English recording artist Cheryl (formerly a member of English pop group Girls Aloud), has recorded songs for four solo studio albums and one extended play (EP), some of which were collaborations with other recording artists. She first appeared as a solo artist on will.i.am's song "Heartbreaker", released on 5 May 2008, providing backing vocals during the chorus.

Her debut studio album, entitled 3 Words, was released in October 2009. "Fight for This Love" was released as the lead single; it is a hybrid of genres, combining pop, dance and R&B. It was co-written by Andre Merritt, Steve Kipner and Wayne Wilkins. American songwriter Priscilla Renea penned the track "Happy Hour", which compares a relationship to an alcohol addiction. Fraser T Smith and Taio Cruz collaborated on the song "Stand Up". will.i.am co-wrote four tracks with Cheryl, and appears as a featured artist on three of them: the second single release title track, "Heaven" and "Boy Like You". The third and final single to be released from the album was "Parachute", a pop love song written by Ingrid Michaelson and Marshall Altman. On 18 April 2010, Cole released a three track EP entitled 3 Words – The B-Sides EP.

Cheryl released her second album called Messy Little Raindrops in October 2010. The lead single, "Promise This", is an upbeat pop song which is more influenced by dance music compared to her previous material. "The Flood" served as the album's second and final single.

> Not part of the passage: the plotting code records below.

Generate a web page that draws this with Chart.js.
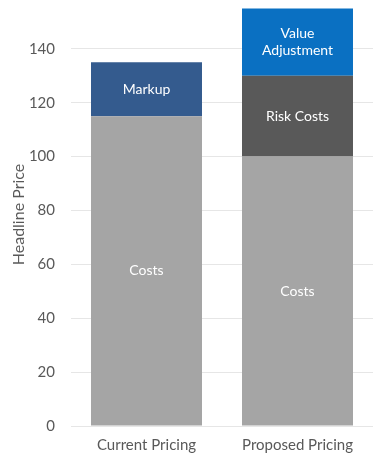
<!DOCTYPE html>
<html>
<head>
<meta charset="utf-8">
<script src="https://cdn.jsdelivr.net/npm/chart.js@4/dist/chart.umd.min.js"></script>
<style>
  html, body { margin: 0; padding: 0; background: #fff; }
  #wrap { width: 373px; height: 458px; }
</style>
</head>
<body>
<div id="wrap"><canvas id="chart"></canvas></div>
<script>
// Chart data
const categories = ["Current Pricing", "Proposed Pricing"];
const costs = [115, 100];
const markup = [20, null];
const riskCosts = [null, 30];
const valueAdjustment = [null, 25];
const yTicks = [0, 20, 40, 60, 80, 100, 120, 140];

const font = "Lato, 'Open Sans', sans-serif";

// Draws the segment name in the middle of each bar piece
const segmentLabels = {
    id: 'segmentLabels',
    afterDatasetsDraw(chart) {
        const ctx = chart.ctx;
        ctx.save();
        ctx.fillStyle = '#ffffff';
        ctx.font = '14px ' + font;
        ctx.textAlign = 'center';
        ctx.textBaseline = 'middle';
        chart.data.datasets.forEach((ds, i) => {
            const meta = chart.getDatasetMeta(i);
            meta.data.forEach((bar, j) => {
                if (ds.data[j] == null) return;
                const lines = ds.labelLines || [ds.label];
                const mid = (bar.y + bar.base) / 2;
                const lh = 17;
                lines.forEach((line, k) => {
                    ctx.fillText(line, bar.x, mid + (k - (lines.length - 1) / 2) * lh);
                });
            });
        });
        ctx.restore();
    }
};

new Chart(document.getElementById('chart'), {
    type: 'bar',
    data: {
        labels: categories,
        datasets: [
            { label: 'Costs', data: costs, backgroundColor: '#a5a5a5' },
            { label: 'Markup', data: markup, backgroundColor: '#345b8e' },
            { label: 'Risk Costs', data: riskCosts, backgroundColor: '#595959' },
            { label: 'Value Adjustment', labelLines: ['Value', 'Adjustment'], data: valueAdjustment, backgroundColor: '#0a70c2' }
        ]
    },
    options: {
        responsive: true,
        maintainAspectRatio: false,
        animation: false,
        barPercentage: 0.735,
        categoryPercentage: 1,
        layout: { padding: { top: 3, right: 0, left: 0, bottom: 0 } },
        plugins: {
            legend: { display: false },
            tooltip: { enabled: false }
        },
        scales: {
            x: {
                stacked: true,
                afterFit(scale) {
                    scale.height = 32;
                },
                grid: { display: false, drawTicks: false },
                border: { display: false },
                ticks: { color: '#595959', font: { family: font, size: 15 }, padding: 10 }
            },
            y: {
                stacked: true,
                min: 0,
                max: 157,
                afterBuildTicks(scale) {
                    scale.ticks = yTicks.map(v => ({ value: v }));
                },
                afterFit(scale) {
                    scale.paddingTop = 0;
                    scale.paddingBottom = 0;
                    scale.width = 71;
                },
                grid: { color: '#e6e6e6', drawTicks: false },
                border: { display: false },
                ticks: { color: '#595959', font: { family: font, size: 15 }, padding: 16 },
                title: {
                    display: true,
                    text: 'Headline Price',
                    color: '#595959',
                    font: { family: font, size: 16 },
                    padding: { top: 9, bottom: 0 }
                }
            }
        }
    },
    plugins: [segmentLabels]
});
</script>
</body>
</html>
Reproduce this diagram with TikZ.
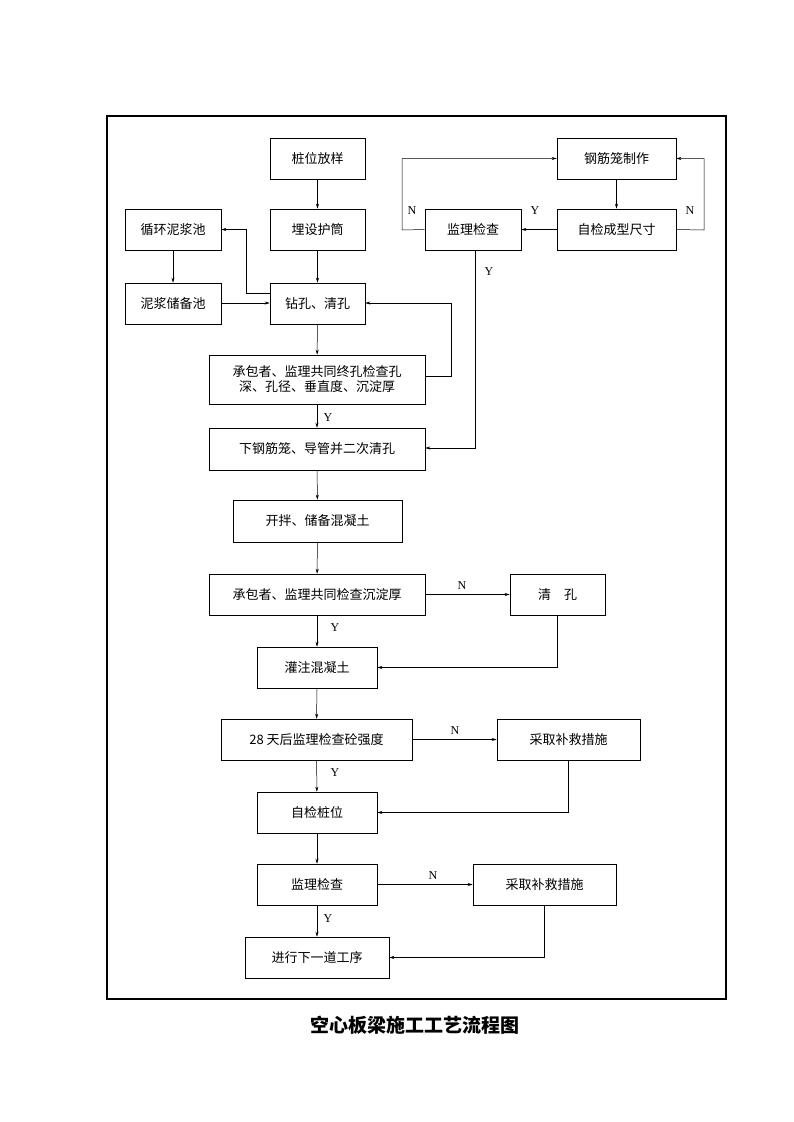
\documentclass[tikz,border=0pt]{standalone}
\usepackage{fontspec}
\setmainfont{Liberation Serif}
\newfontfamily\cjk{Noto Sans CJK SC}
\usetikzlibrary{arrows.meta}
\begin{document}
\begin{tikzpicture}[x=1pt,y=-1pt,
  box/.style={draw,line width=0.6pt,inner sep=0pt,font=\cjk\fontsize{13}{15}\selectfont,align=center},
  arr/.style={-{Stealth[length=5pt,width=3pt]},line width=0.5pt},
  lab/.style={font=\fontsize{12}{13}\selectfont}]
\useasboundingbox (0,0) rectangle (793,1122);
\draw[line width=1.2pt] (107,116) rectangle (726,999);
\newcommand{\bx}[6]{\node[box,minimum width=#4-#3,minimum height=#6-#5] (#1) at ({(#3+#4)/2},{(#5+#6)/2}) {#2};}
\bx{a}{桩位放样}{270}{365}{138}{179}
\bx{b}{埋设护筒}{270}{365}{209}{250}
\bx{c}{循环泥浆池}{125}{221}{209}{250}
\bx{d}{泥浆储备池}{125}{221}{283}{324}
\bx{e}{钻孔、清孔}{270}{365}{283}{324}
\bx{f}{承包者、监理共同终孔检查孔\\深、孔径、垂直度、沉淀厚}{209}{425}{355}{404}
\bx{g}{下钢筋笼、导管并二次清孔}{209}{425}{428}{470}
\bx{h}{钢筋笼制作}{557}{676}{138}{179}
\bx{i}{监理检查}{425}{521}{209}{250}
\bx{j}{自检成型尺寸}{557}{676}{209}{250}
\bx{k}{开拌、储备混凝土}{233}{402}{500}{542}
\bx{l}{承包者、监理共同检查沉淀厚}{209}{425}{574}{615}
\bx{m}{清\quad 孔}{510}{605}{574}{615}
\bx{n}{灌注混凝土}{257}{377}{647}{688}
\bx{o}{28 天后监理检查砼强度}{221}{412}{719}{760}
\bx{p}{采取补救措施}{497}{640}{719}{760}
\bx{q}{自检桩位}{257}{377}{792}{833}
\bx{r}{监理检查}{257}{377}{864}{905}
\bx{s}{采取补救措施}{473}{616}{864}{905}
\bx{t}{进行下一道工序}{245}{389}{937}{978}
\foreach \u/\v in {a/b,b/e,e/f,f/g,g/k,k/l,l/n,n/o,o/q,q/r,r/t,c/d,h/j}
  \draw[arr] (\u) -- (\v);
\draw[arr] (e.west |- 0,293) -- (246,293) |- (c.east);
\draw[arr] (d.east |- 0,303) -- (e.west |- 0,303);
\draw[arr] (f.east |- 0,376) -- (451,376) |- (e.east |- 0,303);
\draw[arr] (j) -- (i);
\draw[arr] (i.west) -- (402,230) |- (h.west);
\draw[arr] (j.east) -- (704,230) |- (h.east);
\draw[arr] (475,250) |- (g.east |- 0,448);
\draw[arr] (l) -- (m);
\draw[arr] (m.south) |- (n.east);
\draw[arr] (o) -- (p);
\draw[arr] (p.south) |- (q.east);
\draw[arr] (r) -- (s);
\draw[arr] (s.south) |- (t.east);
\node[lab] (y1) at (328,418) {Y};
\node[lab] (y2) at (535,211) {Y};
\node[lab] (y3) at (489,272) {Y};
\node[lab] (n1) at (412,211) {N};
\node[lab] (n2) at (690,211) {N};
\node[lab] (n3) at (462,586) {N};
\node[lab] (y4) at (335,628) {Y};
\node[lab] (n4) at (455,731) {N};
\node[lab] (y5) at (335,773) {Y};
\node[lab] (n5) at (433,876) {N};
\node[lab] (y6) at (328,919) {Y};
\node[font=\cjk\bfseries\fontsize{19}{21}\selectfont] (title) at (415,1025) {空心板梁施工工艺流程图};
\end{tikzpicture}
\end{document}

The soft rock song was written by Renea and Wilkins. Cole reunited with will.i.am and they wrote two tracks together, "Live Tonight" and "Let's Get Down", and appears as a featured artist on the latter. J.R. Rotem produced the track "Better to Lie", which features August Rigo, while Travie McCoy co-wrote and appears as a guest artist on the song "Yeah Yeah". American singer-songwriter Kelis co-wrote the track "Waiting". Cheryl provided background vocals for will.i.am and Nicki Minaj's track "Check It Out" (Special Mix), and it was released on 29 October 2010.

Cheryl released her third album in June 2012 called A Million Lights. It was preceded by the lead single called "Call My Name", a dance-pop song which was written and produced solely by Calvin Harris. The second single, "Under the Sun", was co-written by Cheryl with Alex da Kid, Carlos Battey, Jayson DeZuzio, Mike Del Rio and Steven Battey. Cheryl and will.i.am collaborated on one song for the album, "Craziest Things", on which he is a guest vocalist. Wretch 32 co-wrote the song "Screw You" and is a featured artist, while Lana Del Rey co-wrote the song "Ghetto Baby". Cruz also contributed to the album, co-writing "Mechanics of the Heart", while Dada Life wrote and produced "Love Killer".

Cheryl released her fourth album in November 2014 called Only Human. It was preceded by the lead single called "Crazy Stupid Love featuring Tinie Tempah". The song debuted at number one on the UK Singles Chart, selling 118,000 copies in its first week, becoming Cole's fourth number one single. The album's second single, "I Don't Care", was released before the album on 31 October 2014 and became Cheryl's fifth number one making chart history as she is the first ever British female solo artist to have five number ones in the UK. Only Human entered the UK Albums Chart at number seven.